To do: Leaving out every picture, copy the lines of the data exactly, from the first through the line containing "field_z = [-0.0762, -0.070, 0.070, 0.0762]".

Begin Given material

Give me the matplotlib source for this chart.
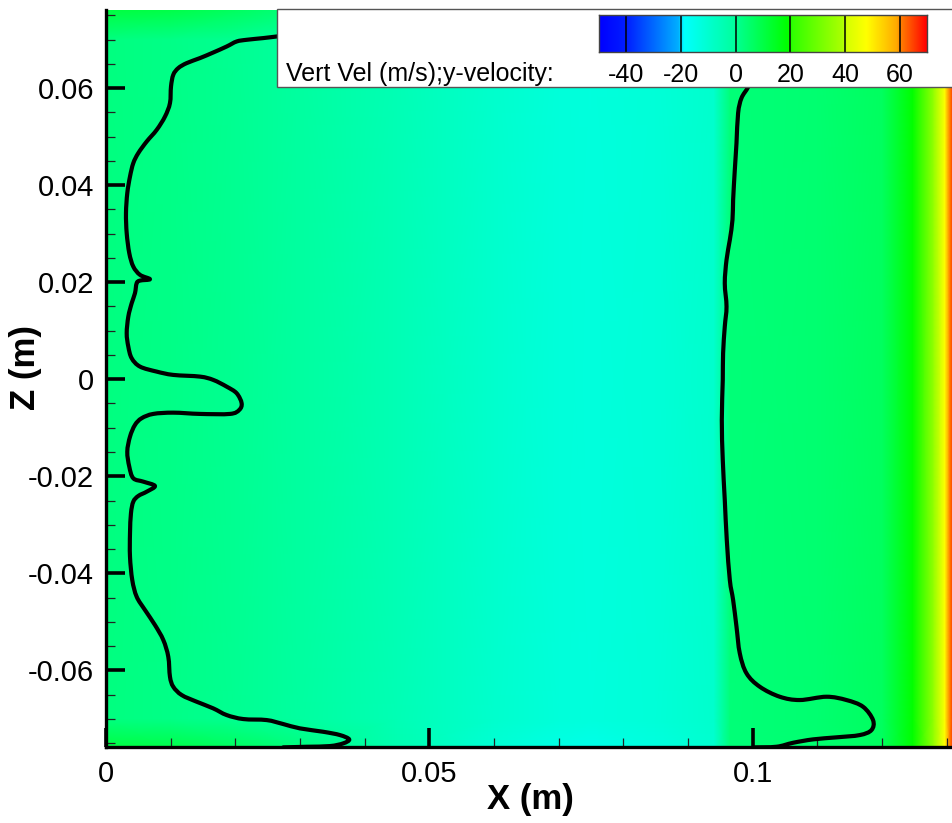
import numpy as np
import matplotlib
matplotlib.use('Agg')
import matplotlib.pyplot as plt
from matplotlib.colors import LinearSegmentedColormap, Normalize
from matplotlib.patches import Rectangle, PathPatch
from matplotlib.path import Path
from matplotlib.ticker import MultipleLocator, FixedLocator, FuncFormatter
import matplotlib.transforms as mtransforms

plt.rcParams['font.family'] = ['Liberation Sans', 'DejaVu Sans']
plt.rcParams['axes.unicode_minus'] = False

# ---------------- data ----------------
# colour map anchors (value -> colour)
cmap_values = [-50, -40, -21, -19, -1, 1, 19, 21, 39, 41, 48, 59, 61, 70]
cmap_colors = ['#0000ff', '#001eff', '#00afff', '#00ffff', '#00ffa0', '#00ff8c',
               '#00ff00', '#32ff00', '#aaff00', '#d7ff00', '#ffff00', '#ffaa00',
               '#ff7800', '#ff0000']
cb_min, cb_max = -50, 70
cb_ticks = [-40, -20, 0, 20, 40, 60]

# vertical velocity field (m/s)
field_x = [0.0, 0.01, 0.02, 0.03, 0.045, 0.06, 0.07, 0.075, 0.085, 0.094, 0.0965,
           0.11, 0.12, 0.1247, 0.128, 0.1297, 0.1308]
field_mid = [2.5, 1.6, 0.4, -1.0, -5.0, -9.5, -12.0, -12.5, -11.5, -9.5, 3.6,
             4.5, 6.8, 19.0, 36.0, 48.0, 65.0]
field_edge = [11.0, 10.0, 7.0, 3.0, -4.0, -11.0, -14.0, -15.0, -13.0, -10.0, 3.6,
              4.5, 6.8, 19.0, 36.0, 48.0, 65.0]
field_z = [-0.0762, -0.070, 0.070, 0.0762]

# iso-line near the left wall
left_x = [0.0300, 0.02638, 0.02431, 0.02175, 0.02020, 0.01866, 0.01658, 0.01453, 0.01247,
          0.01117, 0.01040, 0.01005, 0.00989, 0.00912, 0.00784, 0.00629, 0.00499, 0.00422,
          0.00371, 0.00329, 0.00309, 0.00320, 0.00360, 0.00422, 0.00526, 0.00680, 0.00526,
          0.00474, 0.00448, 0.00397, 0.00345, 0.00320, 0.00345, 0.00397, 0.00526, 0.00784,
          0.01040, 0.01453, 0.01658, 0.01866, 0.02020, 0.02097, 0.02060, 0.01917, 0.01453,
          0.01040, 0.00731, 0.00551, 0.00448, 0.00371, 0.00329, 0.00360, 0.00422, 0.00577,
          0.00757, 0.00629, 0.00499, 0.00422, 0.00386, 0.00371, 0.00371, 0.00406, 0.00474,
          0.00603, 0.00757, 0.00886, 0.00963, 0.00989, 0.01040, 0.01170, 0.01402, 0.01658,
          0.01866, 0.02122, 0.02484, 0.02740, 0.02998, 0.03358, 0.03617, 0.03760, 0.03668,
          0.03462, 0.03102, 0.02740]
left_z = [0.07120, 0.07064, 0.07031, 0.06996, 0.06961, 0.06858, 0.06734, 0.06619, 0.06515,
          0.06412, 0.06274, 0.06033, 0.05691, 0.05414, 0.05140, 0.04899, 0.04660, 0.04454,
          0.04177, 0.03835, 0.03423, 0.03010, 0.02598, 0.02322, 0.02151, 0.02062, 0.02033,
          0.01979, 0.01773, 0.01567, 0.01291, 0.00948, 0.00672, 0.00433, 0.00260, 0.00157,
          0.00089, 0.00054, -0.00014, -0.00153, -0.00289, -0.00495, -0.00633, -0.00715, -0.00715,
          -0.00689, -0.00715, -0.00804, -0.00942, -0.01184, -0.01493, -0.01802, -0.02041, -0.02111,
          -0.02200, -0.02318, -0.02406, -0.02524, -0.02763, -0.03175, -0.03658, -0.04138, -0.04482,
          -0.04757, -0.05066, -0.05375, -0.05720, -0.06132, -0.06338, -0.06509, -0.06647, -0.06784,
          -0.06922, -0.07004, -0.07025, -0.07107, -0.07196, -0.07266, -0.07334, -0.07423, -0.07505,
          -0.07561, -0.07575, -0.07588]

# iso-line near x = 0.1 m
right_x = [0.10062, 0.10000, 0.09927, 0.09825, 0.09773, 0.09748, 0.09722, 0.09696, 0.09686,
           0.09645, 0.09594, 0.09567, 0.09594, 0.09567, 0.09541, 0.09536, 0.09521, 0.09536,
           0.09567, 0.09598, 0.09645, 0.09696, 0.09748, 0.09799, 0.09903, 0.10108, 0.10417,
           0.10726, 0.11139, 0.11448, 0.11705, 0.11859, 0.11835, 0.11654, 0.11294, 0.10932,
           0.10623, 0.10366, 0.10005]
right_z = [0.07614, 0.06274, 0.06021, 0.05794, 0.05485, 0.04866, 0.04315, 0.03697, 0.03285,
           0.02872, 0.02460, 0.01979, 0.01497, 0.01085, 0.00536, -0.00014, -0.00839, -0.01664,
           -0.02488, -0.03313, -0.04138, -0.04551, -0.05101, -0.05649, -0.06062, -0.06338, -0.06544,
           -0.06612, -0.06544, -0.06612, -0.06751, -0.07025, -0.07231, -0.07334, -0.07381, -0.07423,
           -0.07493, -0.07575, -0.07588]

x_lim = (0.0, 0.1308)
z_lim = (-0.0758, 0.0761)
x_major = [0.0, 0.05, 0.1]
z_major = [-0.06, -0.04, -0.02, 0.0, 0.02, 0.04, 0.06]
legend_title = 'Vert Vel (m/s);y-velocity:'


def smooth_path(xs, zs):
    """Catmull-Rom curve through the read points, as cubic Bezier segments."""
    p = np.column_stack([xs, zs]).astype(float)
    ext = np.vstack([p[0], p, p[-1]])
    verts = [p[0]]
    codes = [Path.MOVETO]
    for i in range(1, len(ext) - 2):
        p0, p1, p2, p3 = ext[i - 1], ext[i], ext[i + 1], ext[i + 2]
        verts += [p1 + (p2 - p0) / 6.0, p2 - (p3 - p1) / 6.0, p2]
        codes += [Path.CURVE4] * 3
    return Path(verts, codes)


# ---------------- figure ----------------
W, H = 952, 823
fig = plt.figure(figsize=(W / 100, H / 100), dpi=100)
fig.patch.set_facecolor('white')

ax = fig.add_axes([106 / W, (H - 747) / H, (W - 106) / W, (747 - 10) / H])

cmap = LinearSegmentedColormap.from_list(
    'tec', list(zip([(v - cb_min) / (cb_max - cb_min) for v in cmap_values], cmap_colors)), N=1024)
norm = Normalize(cb_min, cb_max)

FX, FZ = np.meshgrid(field_x, field_z)
FC = np.array([field_edge, field_mid, field_mid, field_edge])
ax.pcolormesh(FX, FZ, FC, shading='gouraud', cmap=cmap, norm=norm)

for lx, lz in [(left_x, left_z), (right_x, right_z)]:
    ax.add_patch(PathPatch(smooth_path(lx, lz), facecolor='none', edgecolor='black', lw=3.0,
                           joinstyle='round', capstyle='round', zorder=3))

ax.set_xlim(*x_lim)
ax.set_ylim(*z_lim)

for s in ['top', 'right']:
    ax.spines[s].set_visible(False)
for s in ['left', 'bottom']:
    ax.spines[s].set_linewidth(2.4)
    ax.spines[s].set_zorder(5)

fmt = FuncFormatter(lambda v, p: '%g' % round(v, 6))
ax.xaxis.set_major_locator(FixedLocator(x_major))
ax.xaxis.set_minor_locator(MultipleLocator(0.01))
ax.yaxis.set_major_locator(FixedLocator(z_major))
ax.yaxis.set_minor_locator(MultipleLocator(0.005))
ax.xaxis.set_major_formatter(fmt)
ax.yaxis.set_major_formatter(fmt)

ax.tick_params(which='major', direction='in', length=13.5, width=2.6, labelsize=21, colors='black')
ax.tick_params(which='minor', direction='in', length=6.5, width=0.9, color='#222222')
ax.tick_params(axis='x', which='major', pad=9.5)
ax.tick_params(axis='y', which='major', pad=8.5)
ax.tick_params(top=False, right=False, which='both')

fig.text(530 / W, 1 - 800 / H, 'X (m)', fontsize=25, fontweight='bold', ha='center', va='center')
fig.text(26 / W, 1 - 367 / H, 'Z (m)', fontsize=25, fontweight='bold', ha='center', va='center',
         rotation=90)

# legend box
box = Rectangle((277 / W, 1 - 87 / H), (W + 10 - 277) / W, (87 - 9) / H, transform=fig.transFigure,
                facecolor='white', edgecolor='#555555', lw=1.0, zorder=1)
fig.patches.append(box)

cax = fig.add_axes([599 / W, (H - 52) / H, 328 / W, 37 / H])
cax.set_zorder(2)
cax.imshow(np.linspace(cb_min, cb_max, 600)[None, :], extent=[cb_min, cb_max, 0, 1], aspect='auto',
           cmap=cmap, norm=norm, interpolation='bilinear')
for v in cb_ticks:
    cax.axvline(v, color='black', lw=1.1)
cax.set_xlim(cb_min, cb_max)
cax.set_ylim(0, 1)
cax.set_xticks([])
cax.set_yticks([])
for s in cax.spines.values():
    s.set_color('#444444')
    s.set_linewidth(1.0)

btr = mtransforms.blended_transform_factory(cax.transData, fig.transFigure)
for v in cb_ticks:
    fig.text(v, 1 - 81.5 / H, str(v), transform=btr, fontsize=18, ha='center', va='baseline', zorder=3)
fig.text(286 / W, 1 - 81.5 / H, legend_title, fontsize=18, ha='left', va='baseline', zorder=3)

fig.savefig('out.png', dpi=100)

End Given material

Written reply:
Give me the matplotlib source for this chart.
import numpy as np
import matplotlib
matplotlib.use('Agg')
import matplotlib.pyplot as plt
from matplotlib.colors import LinearSegmentedColormap, Normalize
from matplotlib.patches import Rectangle, PathPatch
from matplotlib.path import Path
from matplotlib.ticker import MultipleLocator, FixedLocator, FuncFormatter
import matplotlib.transforms as mtransforms

plt.rcParams['font.family'] = ['Liberation Sans', 'DejaVu Sans']
plt.rcParams['axes.unicode_minus'] = False

# ---------------- data ----------------
# colour map anchors (value -> colour)
cmap_values = [-50, -40, -21, -19, -1, 1, 19, 21, 39, 41, 48, 59, 61, 70]
cmap_colors = ['#0000ff', '#001eff', '#00afff', '#00ffff', '#00ffa0', '#00ff8c',
               '#00ff00', '#32ff00', '#aaff00', '#d7ff00', '#ffff00', '#ffaa00',
               '#ff7800', '#ff0000']
cb_min, cb_max = -50, 70
cb_ticks = [-40, -20, 0, 20, 40, 60]

# vertical velocity field (m/s)
field_x = [0.0, 0.01, 0.02, 0.03, 0.045, 0.06, 0.07, 0.075, 0.085, 0.094, 0.0965,
           0.11, 0.12, 0.1247, 0.128, 0.1297, 0.1308]
field_mid = [2.5, 1.6, 0.4, -1.0, -5.0, -9.5, -12.0, -12.5, -11.5, -9.5, 3.6,
             4.5, 6.8, 19.0, 36.0, 48.0, 65.0]
field_edge = [11.0, 10.0, 7.0, 3.0, -4.0, -11.0, -14.0, -15.0, -13.0, -10.0, 3.6,
              4.5, 6.8, 19.0, 36.0, 48.0, 65.0]
field_z = [-0.0762, -0.070, 0.070, 0.0762]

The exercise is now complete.